Marin Schultz takes the reins at South Moorhead DQ

Moorhead Business News

Nancy Edmonds Hanson

Marin Schultz purchased the Dairy Queen Grill and Chill at 802 30th Ave. S. early this winter. She also owns DQs in Wahpeton and Dickinson, North Dakota. (Photo/Nancy Hanson.)

Marin Schultz may be the new owner of the Dairy Queen Grill and Chill in south Moorhead, but she is already an old hand at guiding the team who craft dip cones and dilly bars, Blizzards and ice cream cakes, and the chicken strips and burgers that fill out the hot side of the menu.

After six years as the regional manager of seven franchise stores across the region, she purchased the DQ at Eighth Street and 30th Avenue South last October. It joins two others purchased earlier, one in Wahpeton, the other in Dickinson.

“I love these guys,” she says of the 14 women and men employed at the south-side store. She’s currently interviewing applicants for the positions that will come online with the advent of summer. “Some of them have been with us longer than I have,” including general manager Jamie Russness, now in her seventh year, and assistant manager Lexi Stickel, in her eighth.

Marin’s favorite part of the business, she says, is not the soft-serve ice cream or the crispy chicken strips. It’s the customers. “I love being front and center, ringing up their orders. But I’m in the grill a lot, too. I’m very hands-on.”

Marin manages her three DQ stores from the home in Christine, North Dakota, that she shares with husband Todd, an NDT technician with Braun Intertec. From that base, she reports visiting her stores here and in Wahpeton every day and in Dickinson every week.

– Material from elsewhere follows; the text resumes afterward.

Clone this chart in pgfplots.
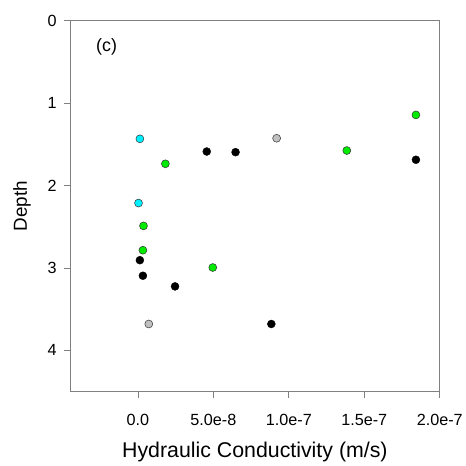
\documentclass[border=0pt]{standalone}
\usepackage{pgfplots}
\pgfplotsset{compat=1.18}
\usepackage{fontspec}
\setmainfont{Liberation Sans}
\definecolor{frame}{RGB}{128,128,128}
\definecolor{ptcyan}{RGB}{0,240,255}
\definecolor{ptgreen}{RGB}{0,235,0}
\definecolor{ptgray}{RGB}{192,192,192}
\begin{document}
\begin{tikzpicture}
\begin{axis}[
  scale only axis,
  width=371.4bp, height=372.6bp,
  xmin=-4.5e-8, xmax=2e-7,
  ymin=0, ymax=4.5,
  y dir=reverse,
  xtick={0,5e-8,1e-7,1.5e-7,2e-7},
  xticklabels={0.0,5.0e-8,1.0e-7,1.5e-7,2.0e-7},
  ytick={0,1,2,3,4},
  scaled x ticks=false,
  /pgf/number format/assume math mode=true,
  tick align=outside,
  major tick length=6bp,
  xtick pos=bottom, ytick pos=left,
  axis line style={frame, line width=0.8pt},
  every tick/.style={frame, line width=0.8pt},
  tick label style={font=\fontsize{16.3}{18}\selectfont},
  xticklabel style={yshift=-13bp},
  yticklabel style={xshift=-4bp},
  xlabel={Hydraulic Conductivity (m/s)},
  ylabel={Depth},
  xlabel style={font=\fontsize{21.5}{24}\selectfont, yshift=-10bp},
  ylabel style={font=\fontsize{19}{22}\selectfont, yshift=10bp},
  clip=false,
]
\addplot[only marks, mark=*, mark size=4bp, mark options={fill=black, draw=black, line width=0.4pt}] coordinates {
 (4.56e-8,1.588) (6.47e-8,1.596) (1.842e-7,1.688) (1.3e-9,2.906) (3.3e-9,3.095) (2.46e-8,3.224) (8.84e-8,3.68)
};
\addplot[only marks, mark=*, mark size=4bp, mark options={fill=ptgreen, draw=black!80, line width=0.5pt}] coordinates {
 (1.842e-7,1.144) (1.384e-7,1.576) (1.82e-8,1.737) (3.7e-9,2.49) (3.3e-9,2.785) (4.96e-8,2.995)
};
\addplot[only marks, mark=*, mark size=4bp, mark options={fill=ptcyan, draw=black!80, line width=0.5pt}] coordinates {
 (1.3e-9,1.434) (0.4e-9,2.213)
};
\addplot[only marks, mark=*, mark size=4bp, mark options={fill=ptgray, draw=black!80, line width=0.5pt}] coordinates {
 (9.19e-8,1.427) (7.2e-9,3.68)
};
\node[font=\fontsize{18}{20}\selectfont] at (rel axis cs:0.099,0.929) {(c)};
\end{axis}
\path (current axis.south west) ++(-70.3bp,-69.7bp) coordinate (bbsw);
\path (current axis.north east) ++(24.3bp,20.7bp) coordinate (bbne);
\path (bbsw) rectangle (bbne);
\end{tikzpicture}
\end{document}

The restaurant business is in Marin’s blood. She grew up working in her parents’ establishments, including The Depot in Rapid City, South Dakota. “I’ve always been in the restaurant business. I was washing dishes for my parents when I was 12 years old,” she says. “But I’d never been in fast food until I joined Dairy Queen when I moved here.” She came to the Red River Valley in 2018, drawn by her relationship with the man she married last summer.

Unlike Moorhead’s original Dairy Queen shop downtown, the south-side location must follow the international franchise’s rather famous menu selections. That doesn’t mean, however, that Marin can’t put her own spin on the treats her crew offers their clientele. “We make all our own dilly bars right here. Lots of other Dairy Queens have stopped doing their own because it’s so labor-intensive, but I insist on it,” she says. “If you taste-test one of the pre-packaged bars and then try one of ours … well, there’s just no comparison.”

Drive-through service is a key to keeping her store busy year-round, even during the depths of the Minnesota winter. “Seventy percent of our business comes through the drive-through,” she reports. “It has been so good for us. It meant we could safely stay open during the COVID shut downs, and it’s convenient for our customers no matter what the weather is like.” She is proud of her crew’s commitment to moving each carload through in three minutes or so from placing their orders to driving away with treats in hand … “five at the very most,” she adds.

She’s equally proud of the cooler full of decorated cakes, both traditional DQ style and the newer Blizzard cakes. “You can custom-order in advance or come in and pick one from the freezer. Either way, our cake decorators will personalize it however you wish.” She’ll even through in a serving tip. “Do let it sit out for 20 minutes to soften before you cut it so it doesn’t break your knife. Trust me – I’ve learned that the hard way.”

Marin acknowledges that her south-side Dairy Queen is less well-known than the historic downtown DQ established in 1949 by Bob and Phyllis Litherland. “It’s nothing less than a Moorhead treasure. I’ve met Troy and Diane DeLeon, too, and they’re great,” she says. “Dairy Queen has room for all of us.”

And sharing the same city has some unexpected benefits. “The day they open downtown is always our own busiest day of the year,” she confides. “Ice cream is on everyone’s mind on March 1. But if that line looks like it’s going to take too long, they can jump in the car and head down here to our drive-through.”